La «apatía existencial», aseguraba Viktor Frankl, era y es hoy uno de los grandes problemas de las sociedades actuales. Él vivió ese estado junto a muchos compañeros en unas condiciones de vida difícilmente soportables en régimen de semi-esclavitud trabajando en el acondicionamiento del ferrocarril para empresas germanas durante los tres años que vivió en cuatro campos de concentración –Auschwitz, entre ellos-. Allí perdió a la familia (padres) pero también mujer, que además estaba embarazada. Circunstancias que habrían podido con el ánimo y la esperanza de cualquiera pero no con el suyo. Psquiatra y neurólogo, al salir del los campos, al ser liberado, se dedicó a poner por escrito todo lo que había visto. Y no lo hizo como ejercicio autobiográfico sino que lo hizo con un enfoque profesional tratando de comprender e interpretar cómo un prisionero pasaba por toda aquella experiencia y cómo afectaba a su psicología individual. El resultado fue el libro «El hombre en busca de sentido«: una obra considerada por muchos como trabajo cumbre y Patrimonio Intelectual de la Humanidad. En él, Frankl, como idea central sostiene que el hombre siempre, incluso en las peores condiciones, elige cómo interpreta las circunstancias que le toca vivir y esa es una libertad, un derecho, que nadie le puede tocar. Es individual y en última instancia es lo que determina el sentido que cada uno otorga a su existencia.

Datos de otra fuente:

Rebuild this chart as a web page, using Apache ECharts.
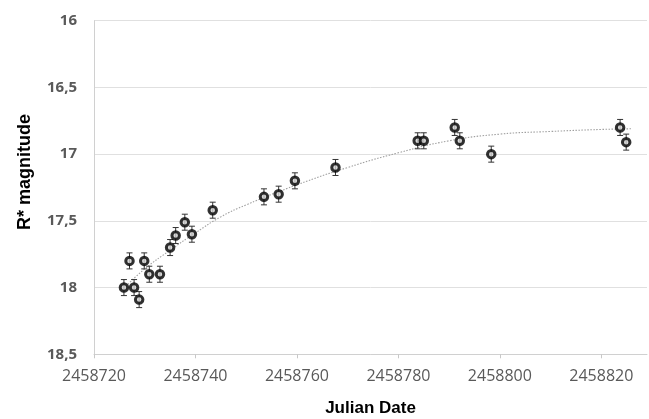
<!DOCTYPE html>
<html>
<head>
<meta charset="utf-8">
<style>
html,body{margin:0;padding:0;background:#fff;}
#chart{width:649px;height:419px;}
</style>
<script src="https://cdn.jsdelivr.net/npm/echarts@6/dist/echarts.min.js"></script>
</head>
<body>
<div id="chart"></div>
<script>
// Observation dates (Julian Date)
var julianDates = [2458725.9, 2458727.0, 2458727.9, 2458728.9, 2458729.9, 2458730.9, 2458733.0,
  2458735.0, 2458736.1, 2458737.9, 2458739.3, 2458743.4, 2458753.5, 2458756.4, 2458759.6,
  2458767.6, 2458783.8, 2458785.0, 2458791.1, 2458792.1, 2458798.3, 2458823.7, 2458824.9];
// R* magnitudes
var magnitudes = [18.00, 17.80, 18.00, 18.09, 17.80, 17.90, 17.90,
  17.70, 17.61, 17.51, 17.60, 17.42, 17.32, 17.30, 17.20,
  17.10, 16.90, 16.90, 16.80, 16.90, 17.00, 16.80, 16.91];
// Error bar half-widths
var magErrors = [0.06, 0.06, 0.06, 0.06, 0.06, 0.06, 0.06,
  0.06, 0.06, 0.06, 0.06, 0.06, 0.06, 0.06, 0.06,
  0.06, 0.06, 0.06, 0.06, 0.06, 0.06, 0.06, 0.06];
// Trend line points
var trendDates = [2458726.3, 2458730, 2458735, 2458740, 2458745, 2458750, 2458760, 2458770,
  2458780, 2458790, 2458800, 2458810, 2458820, 2458826];
var trendMags = [17.99, 17.86, 17.72, 17.59, 17.47, 17.38, 17.23, 17.10,
  16.99, 16.90, 16.85, 16.83, 16.815, 16.81];
// Axis ticks
var yTicks = [16, 16.5, 17, 17.5, 18, 18.5];
var xMin = 2458720, xMax = 2458829, xInterval = 20;

var points = julianDates.map(function (d, i) { return [d, magnitudes[i]]; });
var errors = julianDates.map(function (d, i) { return [d, magnitudes[i] - magErrors[i], magnitudes[i] + magErrors[i]]; });
var trend = trendDates.map(function (d, i) { return [d, trendMags[i]]; });

var chart = echarts.init(document.getElementById('chart'), null, {renderer: 'canvas'});
chart.setOption({
  animation: false,
  backgroundColor: '#fff',
  grid: {left: 94, right: 2, top: 20.7, bottom: 64.7, containLabel: false, outerBoundsMode: 'none'},
  graphic: [{
    type: 'text', x: 25, y: 172, rotation: Math.PI / 2,
    style: {text: 'R* magnitude', fontFamily: 'Liberation Sans', fontWeight: 'bold', fontSize: 18,
      fill: '#000', align: 'center', verticalAlign: 'middle'}
  }],
  xAxis: {
    type: 'value', min: xMin, max: xMax, interval: xInterval,
    name: 'Julian Date', nameLocation: 'middle', nameGap: 46,
    nameTextStyle: {fontFamily: 'Liberation Sans', fontWeight: 'bold', fontSize: 17, color: '#000'},
    axisLine: {show: true, lineStyle: {color: '#d0d0d0', width: 1}},
    axisTick: {show: true, length: 4, lineStyle: {color: '#c8c8c8'}},
    axisLabel: {showMaxLabel: false, margin: 14, fontFamily: 'Open Sans', fontSize: 16, color: '#595959',
      formatter: function (v) { return String(Math.round(v)); }},
    splitLine: {show: false}
  },
  yAxis: {
    type: 'value', inverse: true, min: yTicks[0], max: yTicks[yTicks.length - 1], interval: 0.5,
    axisLine: {show: true, lineStyle: {color: '#d0d0d0', width: 1}},
    axisTick: {show: false},
    axisLabel: {margin: 17, fontFamily: 'Open Sans', fontWeight: 'bold', fontSize: 15, color: '#595959',
      formatter: function (v) { return String(v).replace('.', ','); }},
    splitLine: {show: true, lineStyle: {color: '#e0e0e0', width: 1}}
  },
  series: [
    {
      type: 'line', data: trend, smooth: true, showSymbol: false, symbol: 'none', z: 2,
      lineStyle: {color: '#a0a0a0', width: 1.1, type: [1.5, 1.5]}
    },
    {
      type: 'custom', z: 3, data: errors,
      renderItem: function (params, api) {
        var x = api.value(0);
        var top = api.coord([x, api.value(1)]);
        var bot = api.coord([x, api.value(2)]);
        var cap = 3;
        var st = {stroke: '#333', lineWidth: 1};
        return {type: 'group', children: [
          {type: 'line', shape: {x1: top[0], y1: top[1], x2: bot[0], y2: bot[1]}, style: st},
          {type: 'line', shape: {x1: top[0] - cap, y1: top[1], x2: top[0] + cap, y2: top[1]}, style: st},
          {type: 'line', shape: {x1: bot[0] - cap, y1: bot[1], x2: bot[0] + cap, y2: bot[1]}, style: st}
        ]};
      }
    },
    {
      type: 'scatter', data: points, z: 4, symbol: 'circle', symbolSize: 7.5,
      itemStyle: {color: '#cfcfcf', borderColor: '#000', borderWidth: 3}
    }
  ]
});
</script>
</body>
</html>
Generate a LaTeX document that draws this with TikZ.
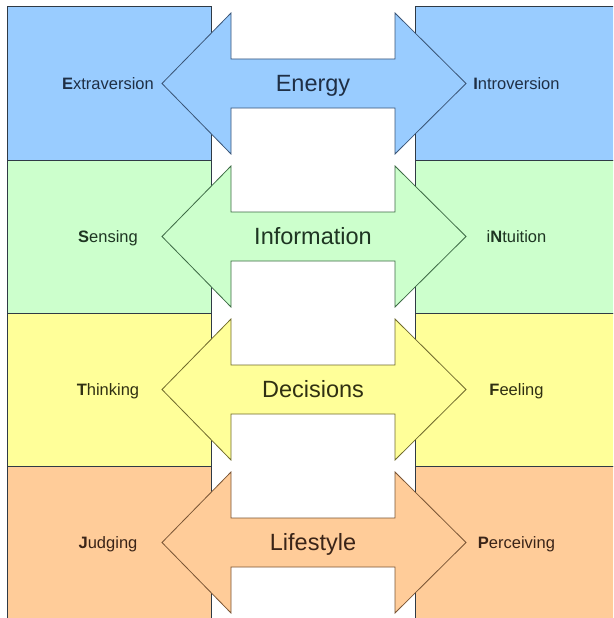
\documentclass[tikz,border=0pt]{standalone}
\usepackage{fontspec}
\setmainfont{Liberation Sans}
\definecolor{bfill}{HTML}{99CCFF}
\definecolor{gfill}{HTML}{CCFFCC}
\definecolor{yfill}{HTML}{FFFF99}
\definecolor{ofill}{HTML}{FFCC99}
\definecolor{bline}{HTML}{3A5577}
\definecolor{gline}{HTML}{3D6B45}
\definecolor{yline}{HTML}{706B2C}
\definecolor{oline}{HTML}{7A5535}
\definecolor{btext}{HTML}{1F2F45}
\definecolor{gtext}{HTML}{1E3522}
\definecolor{ytext}{HTML}{303012}
\definecolor{otext}{HTML}{3A2418}
\definecolor{boxline}{HTML}{2F3A45}
\begin{document}
\begin{tikzpicture}[x=1pt,y=-1pt,
  bandbox/.style={draw=boxline,line width=1pt},
  dblarrow/.style={line width=0.8pt,line join=miter},
  sidelabel/.style={font=\fontsize{16.5}{20}\selectfont,anchor=base,inner sep=0pt},
  midlabel/.style={font=\fontsize{23.5}{28}\selectfont,anchor=base,inner sep=0pt}]
\useasboundingbox (0,0) rectangle (613,618);
\clip (0,0) rectangle (613,618);
\fill[white] (0,0) rectangle (613,618);
\foreach \i/\fc in {0/bfill,1/gfill,2/yfill,3/ofill}{
  \pgfmathsetmacro{\top}{7+153*\i}
  \pgfmathsetmacro{\bot}{\top+153}
  \draw[bandbox,fill=\fc] (7,\top) rectangle (211,\bot);
  \draw[bandbox,fill=\fc] (415,\top) rectangle (625,\bot);
}
\foreach \i/\fc/\lc/\tc/\L/\M/\R in {
  0/bfill/bline/btext/{\textbf{E}xtraversion}/Energy/{\textbf{I}ntroversion},
  1/gfill/gline/gtext/{\textbf{S}ensing}/Information/{i\textbf{N}tuition},
  2/yfill/yline/ytext/{\textbf{T}hinking}/Decisions/{\textbf{F}eeling},
  3/ofill/oline/otext/{\textbf{J}udging}/Lifestyle/{\textbf{P}erceiving}}{
  \pgfmathsetmacro{\cy}{83.5+153*\i}
  \draw[dblarrow,draw=\lc,fill=\fc] (162,\cy) -- (231,\cy-70.5) -- (231,\cy-24.5)
    -- (395,\cy-24.5) -- (395,\cy-70.5) -- (466,\cy) -- (395,\cy+70.5)
    -- (395,\cy+24.5) -- (231,\cy+24.5) -- (231,\cy+70.5) -- cycle;
  \node[midlabel,text=\tc] (M\i) at (313,\cy+8.4) {\M};
  \node[sidelabel,text=\tc] (L\i) at (108,\cy+6) {\L};
  \node[sidelabel,text=\tc] (R\i) at (516.5,\cy+6) {\R};
}
\end{tikzpicture}
\end{document}
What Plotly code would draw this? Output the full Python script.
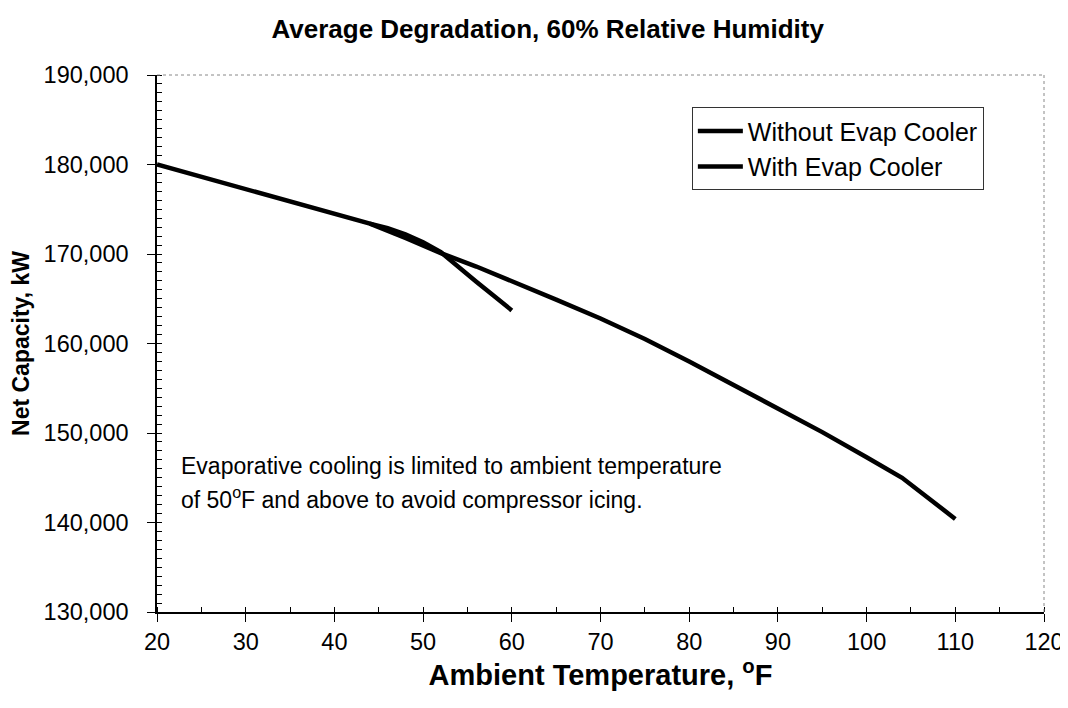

En el número 02 de «EV, entrevistas (y más) para lectores curiosos» hacemos un artículo sobre esta obra citada por numerosos profesionales del campo de la psicología. Aquí reproducimos uno de los fragmentos:
«José Benigno, profesor de Psicología de la Personalidad de la Universidad de Navarra, afirma en el prólogo a esta obra que ‘El hombre en busca de sentido’ “merece ser incluido en el catálogo de las obras clásicas que componen el patrimonio intelectual de la humanidad”. Toda una declaración de intenciones que da la medida del valor y trascendencia de este trabajo escrito al poco tiempo de ser liberado (1946) y que adquiere mayor carga al descubrir algunos aspectos de aquella experiencia como la separación de los padres o de su mujer, para más inri, embarazada entonces.
Ninguno consiguió superar la arbitrariedad y sinsentido de los campos. Su madre, Tilly, murió en Birkenau al no pasar la selección pocos días después de otorgarle a su hijo la bendición en el campo de Theresienstadt. En éste, su padre había muerto, a los 81 años y “desnutrido”, de edema pulmonar. La mujer -lo supo tras sobrevivir a varios años de cautiverio y cuatro campos- tampoco volvió a casa. Viktor Frankl fue liberado el 27 de abril de 1945. Emprendió el viaje de regreso en un escenario desolador, sin familia y casi ni amigos ni conocidos, sin trabajo ni hogar. Volvió a Viena donde consiguió encontrar trabajo de neurólogo; era provisional pero le permitía pagar el alquiler de una habitación. Fue en esa habitación y en ese trabajoso y complejo reinicio existencial donde escribió el libro “Un psicólogo en un campo de concentración”.
¿Fue catártico? Probablemente así lo fuera como punto de partida, esfuerzo titánico para digerir, interiorizar, un cúmulo de atrocidades ocurridas ante sus ojos y de las que pudo salvarse en ocasiones por azar y otras, por intuición. En el libro Viktor Frankl asegura que su objetivo era responder a una pregunta central: “¿Cómo afectaba el día a día en un campo de concentración en la mente, la psicología, del prisionero medio?”